In her quest to improve conditions for her community, Ozadikti says she approached the main opposition party, the secularist Republican People’s Party (CHP), but did not find them inclusive enough. 

Eventually, she met with members of the Workers’ Party of Turkey (TIP), which suggested she run as a candidate.

While it polls in the low single digits, the small, leftist party has attracted young voters, and its participation in an alliance could give it increased influence in parliament if Erdogan’s coalition loses control.  

TIP says it has six openly LGBTQ candidates running in the parliamentary elections across the country, with Ozadikti the most likely to win. If she does, she would be Turkey’s first openly LGBTQ member of parliament. 

With one week to go before the election, Ozadikti sat in a cafe alongside her fellow party members in the Istanbul district she is competing in. 

With multiple MPs coming out of Istanbul’s Second District, both she and the interior minister could end up representing the same area at the same time.

While politics can be a tough business the world over, the attacks lodged at her by Soylu have been especially dangerous. 

While connecting the opposition to the LGBTQ community, Soylu, who is also a deputy chairman of Erdogan’s party, has said that if the opposition wins, people would be allowed to marry animals. 

“Him saying such words, of course we are human, it gets to our emotions,” she said. 

Ozadikti said Soylu’s remarks could be a particularly potent threat to the LGBTQ community because, as the interior minister, he has the resources of the police. 

Erdogan himself has repeatedly stated that the opposition has ties with the LGBTQ community, and during a rally on Sunday claimed the opposition is “pro-LGBT.”

When asked about the comment, Ozadikti and her colleagues started laughing.

“It’s a very desperate statement,” she said.                

Alev Ozkazanc, professor emeritus of politics and gender studies at Ankara University, said the anti-LGBTQ rhetoric in the election is unprecedented.

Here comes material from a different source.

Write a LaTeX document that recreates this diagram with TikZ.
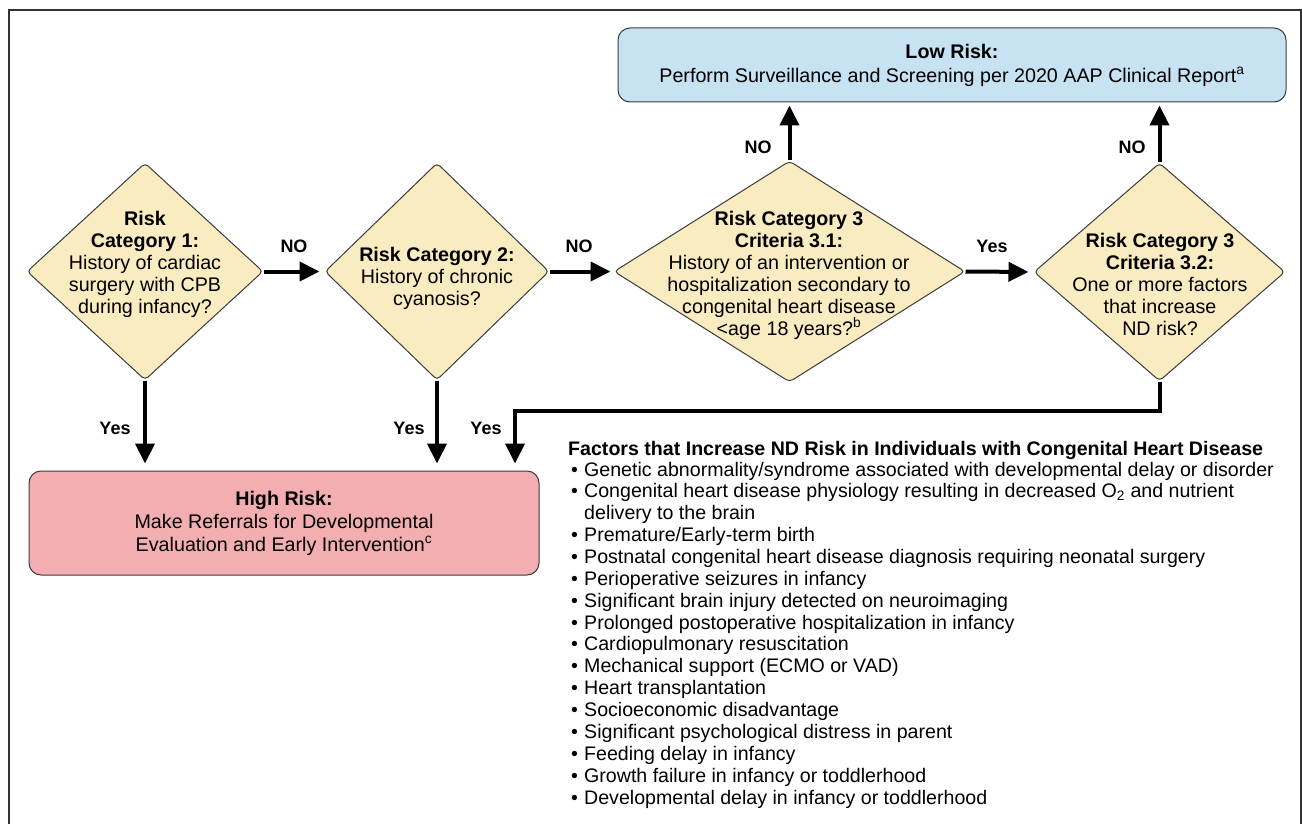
\documentclass[tikz,border=0pt]{standalone}
\usepackage{fontspec}
\setmainfont{Liberation Sans}
\usetikzlibrary{shapes.geometric,arrows.meta}
\definecolor{dfill}{RGB}{250,236,193}
\definecolor{lowfill}{RGB}{199,227,243}
\definecolor{highfill}{RGB}{242,174,176}
\definecolor{edgec}{RGB}{60,60,60}
\definecolor{framec}{RGB}{50,50,50}
\newcommand\itembul{\makebox[16pt][l]{\hspace{3pt}•}}
\newcommand\itemcont{\hspace{16pt}}
\begin{document}
\begin{tikzpicture}[x=1pt,y=-1pt,
  dia/.style={diamond, draw=edgec, line width=1pt, fill=dfill, rounded corners=4pt, inner sep=0pt},
  rbox/.style={rectangle, draw=edgec, line width=1pt, rounded corners=12pt, inner sep=0pt},
  txt/.style={align=center, font=\fontsize{19.7}{22}\selectfont, inner sep=0pt},
  lab/.style={font=\fontsize{18}{20}\selectfont\bfseries, inner sep=0pt},
  arr/.style={line width=4pt, -{Triangle[length=20pt,width=19pt]}},
  listline/.style={anchor=base west, inner sep=0pt, font=\fontsize{19.6}{22}\selectfont}
]
\useasboundingbox (0,0) rectangle (1302,824);
\fill[white] (0,0) rectangle (1302,824);
\draw[framec, line width=2.5pt] (9,824) -- (9,10) -- (1301,10) -- (1301,824);

% boxes
\node[rbox, fill=lowfill, minimum width=668pt, minimum height=74pt] (low) at (952,65) {};
\node[rbox, fill=highfill, minimum width=510pt, minimum height=104pt] (high) at (284,523) {};
\node[txt] (lowt) at (952,65) {\textbf{Low Risk:}\\[2pt]Perform Surveillance and Screening per 2020 AAP Clinical Report\textsuperscript{a}};
\node[txt] (hight) at (284,523) {\textbf{High Risk:}\\[1pt]Make Referrals for Developmental\\[1pt]Evaluation and Early Intervention\textsuperscript{c}};

% diamonds
\node[dia, minimum width=236pt, minimum height=217pt] (d1) at (145,271.5) {};
\node[dia, minimum width=224pt, minimum height=217pt] (d2) at (437,271.5) {};
\node[dia, minimum width=351pt, minimum height=221pt] (d3) at (789.5,271.5) {};
\node[dia, minimum width=251pt, minimum height=218pt] (d4) at (1159.5,272) {};

\node[txt] (t1) at (145,264) {\textbf{Risk}\\\textbf{Category 1:}\\History of cardiac\\surgery with CPB\\during infancy?};
\node[txt] (t2) at (437,278) {\textbf{Risk Category 2:}\\History of chronic\\cyanosis?};
\node[txt] (t3) at (789,275) {\textbf{Risk Category 3}\\\textbf{Criteria 3.1:}\\History of an intervention or\\hospitalization secondary to\\congenital heart disease\\<age 18 years?\textsuperscript{b}};
\node[txt] (t4) at (1160,284) {\textbf{Risk Category 3}\\\textbf{Criteria 3.2:}\\One or more factors\\that increase\\ND risk?};

% connectors
\draw[arr, shorten >=5pt] (d1.east) -- (d2.west);
\draw[arr, shorten >=3pt] (d2.east) -- (d3.west);
\draw[arr, shorten >=5pt] (d3.east) -- (d4.west);
\draw[arr, shorten >=3pt] (d3.north) -- (d3.north |- low.south);
\draw[arr, shorten >=3pt] (d4.north) -- (d4.north |- low.south);
\draw[arr, shorten >=7pt] (d1.south) -- (d1.south |- high.north);
\draw[arr, shorten >=7pt] (d2.south) -- (d2.south |- high.north);
\coordinate (bend) at (515,411);
\draw[arr, shorten >=7pt] (d4.south) |- (bend) -- (bend |- high.north);

% labels
\node[lab] (no1) at (294,246) {NO};
\node[lab] (no2) at (579,246) {NO};
\node[lab] (yes3) at (992,246.5) {Yes};
\node[lab] (no3) at (758,147) {NO};
\node[lab] (no4) at (1132,147) {NO};
\node[lab] (y1) at (115,428) {Yes};
\node[lab] (y2) at (409,428) {Yes};
\node[lab] (y3) at (486,428) {Yes};

% factors list
\node[listline, font=\fontsize{19.6}{22}\selectfont\bfseries] (fh) at (568,455) {Factors that Increase ND Risk in Individuals with Congenital Heart Disease};
\foreach \t [count=\i from 0] in {
  {\itembul Genetic abnormality/syndrome associated with developmental delay or disorder},
  {\itembul Congenital heart disease physiology resulting in decreased O\textsubscript{2} and nutrient},
  {\itemcont delivery to the brain},
  {\itembul Premature/Early-term birth},
  {\itembul Postnatal congenital heart disease diagnosis requiring neonatal surgery},
  {\itembul Perioperative seizures in infancy},
  {\itembul Significant brain injury detected on neuroimaging},
  {\itembul Prolonged postoperative hospitalization in infancy},
  {\itembul Cardiopulmonary resuscitation},
  {\itembul Mechanical support (ECMO or VAD)},
  {\itembul Heart transplantation},
  {\itembul Socioeconomic disadvantage},
  {\itembul Significant psychological distress in parent},
  {\itembul Feeding delay in infancy},
  {\itembul Growth failure in infancy or toddlerhood},
  {\itembul Developmental delay in infancy or toddlerhood}}
  \node[listline] (f\i) at (568,{476+21.87*\i}) {\t};
\end{tikzpicture}
\end{document}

So the impact of Ozkazanc and other trans candidates goes beyond their possible victories, she said because even if one of them does not get elected, their candidacies alone send a message to the public.  

“The symbolic value is that trans people are there, LGBT people are there, amongst us. They are equal citizens who have the right to be elected as any other citizen,” Ozkazanc said.

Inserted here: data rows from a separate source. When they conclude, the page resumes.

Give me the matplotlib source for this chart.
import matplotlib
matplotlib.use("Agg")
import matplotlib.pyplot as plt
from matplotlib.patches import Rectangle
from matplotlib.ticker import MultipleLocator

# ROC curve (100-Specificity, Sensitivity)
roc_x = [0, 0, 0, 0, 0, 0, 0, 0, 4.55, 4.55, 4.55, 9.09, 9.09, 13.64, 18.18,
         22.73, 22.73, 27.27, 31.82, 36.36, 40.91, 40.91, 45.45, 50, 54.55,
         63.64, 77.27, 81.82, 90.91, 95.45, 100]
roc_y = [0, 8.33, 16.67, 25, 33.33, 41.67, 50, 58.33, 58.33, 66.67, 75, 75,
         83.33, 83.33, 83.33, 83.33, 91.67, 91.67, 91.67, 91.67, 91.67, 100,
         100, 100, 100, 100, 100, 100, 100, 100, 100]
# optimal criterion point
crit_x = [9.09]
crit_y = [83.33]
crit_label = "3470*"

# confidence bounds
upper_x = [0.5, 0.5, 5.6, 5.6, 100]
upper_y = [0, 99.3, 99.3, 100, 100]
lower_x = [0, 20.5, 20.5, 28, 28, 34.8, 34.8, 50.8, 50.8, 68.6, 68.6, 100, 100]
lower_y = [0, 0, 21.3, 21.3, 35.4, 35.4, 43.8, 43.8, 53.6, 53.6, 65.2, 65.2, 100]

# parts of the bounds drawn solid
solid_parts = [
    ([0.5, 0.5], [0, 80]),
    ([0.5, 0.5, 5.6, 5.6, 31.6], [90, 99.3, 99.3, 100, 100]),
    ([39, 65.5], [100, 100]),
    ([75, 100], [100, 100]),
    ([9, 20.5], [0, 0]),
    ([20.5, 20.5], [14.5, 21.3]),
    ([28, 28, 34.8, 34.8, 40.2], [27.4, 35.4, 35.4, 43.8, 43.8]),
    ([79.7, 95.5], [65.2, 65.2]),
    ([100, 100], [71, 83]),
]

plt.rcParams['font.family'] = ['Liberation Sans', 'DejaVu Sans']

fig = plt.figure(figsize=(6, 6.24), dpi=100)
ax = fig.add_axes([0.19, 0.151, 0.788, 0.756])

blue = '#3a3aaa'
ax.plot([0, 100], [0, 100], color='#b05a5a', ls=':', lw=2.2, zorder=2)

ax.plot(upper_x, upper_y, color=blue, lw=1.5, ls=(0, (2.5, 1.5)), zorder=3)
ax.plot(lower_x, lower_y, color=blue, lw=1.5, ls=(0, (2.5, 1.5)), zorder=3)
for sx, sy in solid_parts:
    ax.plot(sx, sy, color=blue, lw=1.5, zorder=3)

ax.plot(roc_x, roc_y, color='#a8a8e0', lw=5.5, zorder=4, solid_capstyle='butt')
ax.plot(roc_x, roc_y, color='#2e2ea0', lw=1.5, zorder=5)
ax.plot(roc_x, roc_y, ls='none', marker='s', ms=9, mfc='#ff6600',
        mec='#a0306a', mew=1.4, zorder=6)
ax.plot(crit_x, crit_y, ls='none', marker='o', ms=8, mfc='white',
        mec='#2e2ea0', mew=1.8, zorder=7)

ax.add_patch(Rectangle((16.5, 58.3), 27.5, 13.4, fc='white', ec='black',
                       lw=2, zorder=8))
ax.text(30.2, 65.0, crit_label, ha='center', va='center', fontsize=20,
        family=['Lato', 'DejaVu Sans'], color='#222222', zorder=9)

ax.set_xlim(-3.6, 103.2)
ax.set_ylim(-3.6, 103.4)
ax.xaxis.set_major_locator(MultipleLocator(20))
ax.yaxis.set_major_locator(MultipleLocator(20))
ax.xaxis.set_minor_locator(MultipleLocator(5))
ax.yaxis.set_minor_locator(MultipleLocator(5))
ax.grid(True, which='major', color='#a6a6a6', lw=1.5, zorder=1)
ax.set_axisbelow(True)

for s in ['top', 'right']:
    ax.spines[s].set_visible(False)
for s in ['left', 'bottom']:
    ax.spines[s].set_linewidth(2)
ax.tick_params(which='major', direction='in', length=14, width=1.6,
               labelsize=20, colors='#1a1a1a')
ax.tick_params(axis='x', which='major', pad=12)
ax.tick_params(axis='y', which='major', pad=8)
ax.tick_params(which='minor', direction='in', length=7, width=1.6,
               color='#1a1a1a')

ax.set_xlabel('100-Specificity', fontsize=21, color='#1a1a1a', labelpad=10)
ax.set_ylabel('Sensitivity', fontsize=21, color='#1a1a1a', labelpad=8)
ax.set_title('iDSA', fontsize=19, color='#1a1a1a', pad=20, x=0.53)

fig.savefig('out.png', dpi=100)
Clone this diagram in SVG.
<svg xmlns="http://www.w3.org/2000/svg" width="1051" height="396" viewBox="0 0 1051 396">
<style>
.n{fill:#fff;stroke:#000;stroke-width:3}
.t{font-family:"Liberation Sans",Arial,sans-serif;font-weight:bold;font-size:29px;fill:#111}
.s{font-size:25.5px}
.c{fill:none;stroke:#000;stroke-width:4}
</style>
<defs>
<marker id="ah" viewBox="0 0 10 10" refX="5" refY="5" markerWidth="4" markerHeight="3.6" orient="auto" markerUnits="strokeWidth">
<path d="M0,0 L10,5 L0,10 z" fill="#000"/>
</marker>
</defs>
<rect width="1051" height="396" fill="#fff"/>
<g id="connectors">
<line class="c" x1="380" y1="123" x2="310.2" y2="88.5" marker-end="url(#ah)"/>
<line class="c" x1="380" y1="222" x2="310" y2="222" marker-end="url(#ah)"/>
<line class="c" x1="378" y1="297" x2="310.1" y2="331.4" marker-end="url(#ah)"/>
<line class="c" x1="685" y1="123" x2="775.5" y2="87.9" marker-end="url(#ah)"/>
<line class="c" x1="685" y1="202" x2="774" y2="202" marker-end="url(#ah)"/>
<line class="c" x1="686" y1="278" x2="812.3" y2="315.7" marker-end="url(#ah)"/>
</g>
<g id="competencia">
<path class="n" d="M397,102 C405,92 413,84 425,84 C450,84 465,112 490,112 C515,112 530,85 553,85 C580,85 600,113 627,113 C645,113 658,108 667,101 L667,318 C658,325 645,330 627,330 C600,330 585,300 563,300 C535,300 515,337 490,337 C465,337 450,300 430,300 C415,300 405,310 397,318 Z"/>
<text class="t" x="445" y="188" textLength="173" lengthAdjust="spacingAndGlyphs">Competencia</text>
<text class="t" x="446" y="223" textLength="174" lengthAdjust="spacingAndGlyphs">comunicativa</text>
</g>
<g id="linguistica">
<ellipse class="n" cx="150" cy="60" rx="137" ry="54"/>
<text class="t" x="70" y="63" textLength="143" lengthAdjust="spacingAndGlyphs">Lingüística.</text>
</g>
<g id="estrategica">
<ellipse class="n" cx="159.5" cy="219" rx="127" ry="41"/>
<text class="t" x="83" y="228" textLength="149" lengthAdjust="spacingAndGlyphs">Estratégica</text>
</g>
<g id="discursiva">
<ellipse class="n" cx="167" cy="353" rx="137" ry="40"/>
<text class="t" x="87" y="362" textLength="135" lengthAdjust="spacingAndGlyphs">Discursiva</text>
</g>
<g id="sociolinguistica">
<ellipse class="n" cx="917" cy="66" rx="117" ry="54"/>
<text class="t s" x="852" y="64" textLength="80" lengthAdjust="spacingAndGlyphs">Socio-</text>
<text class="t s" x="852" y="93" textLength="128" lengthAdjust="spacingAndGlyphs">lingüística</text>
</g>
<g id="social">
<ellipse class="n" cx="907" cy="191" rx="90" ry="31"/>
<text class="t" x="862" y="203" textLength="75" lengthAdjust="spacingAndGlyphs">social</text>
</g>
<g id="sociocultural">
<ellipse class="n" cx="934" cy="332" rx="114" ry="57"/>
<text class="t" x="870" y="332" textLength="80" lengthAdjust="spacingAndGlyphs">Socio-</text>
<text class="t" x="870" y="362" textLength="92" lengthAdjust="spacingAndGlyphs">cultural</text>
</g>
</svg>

Erdogan’s main challenger, Kemal Kilicdaroglu from the CHP, leads an alliance of six parties that includes ultranationalists and conservative Islamists.

Turkish President Recep Tayyip Erdogan prepared to meet his hardcore supporters on May 12, 2023 to showcase enduring strength in the face of his toughest election challenge of his two-decade rule.
Supporters of Turkish President Recep Tayyip Erdogan wave Turkish national flags during a rally in Istanbul on Friday.Ozan Kose / AFP - Getty Images

TIP has partnered with the influential pro-Kurdish party, the HDP, and their support may be needed by the coalition that wins the most seats in parliament to pass any laws.

A fellow TIP candidate, Talya Aydin, 26, said her party would seek  justice for  crimes that she said had not been properly investigated if the opposition alliance becomes the largest group in parliament.

She cites the death of Hande Kader, a trans woman activist whose killing led to hundreds of people protesting in Istanbul, as well as charges against demonstrators who marched in banned Pride parades.

Like Ozadikti, Aydin said her transgender identity puts her at an increased risk of ending up behind bars if Erdogan is re-elected.

“It only makes me work harder so he doesn’t win,” she said.

Prison is not the only threat she feels she faces. Aydin transitioned last year and said she now takes pictures of taxi cabs’ license plates before entering, and no longer walks home at night with her headphones on.

But, she added, she is seeing more acceptance for her community in Turkish society despite the political rhetoric.

The struggling economy, a key reason Erdoğan’s popularity has waned, has meant many people are not being influenced by the anti-LGBTQ rhetoric — they are just too concerned with making ends meet. 

“Hate takes time, hate takes mental resources, hate takes emotional resources,” she said.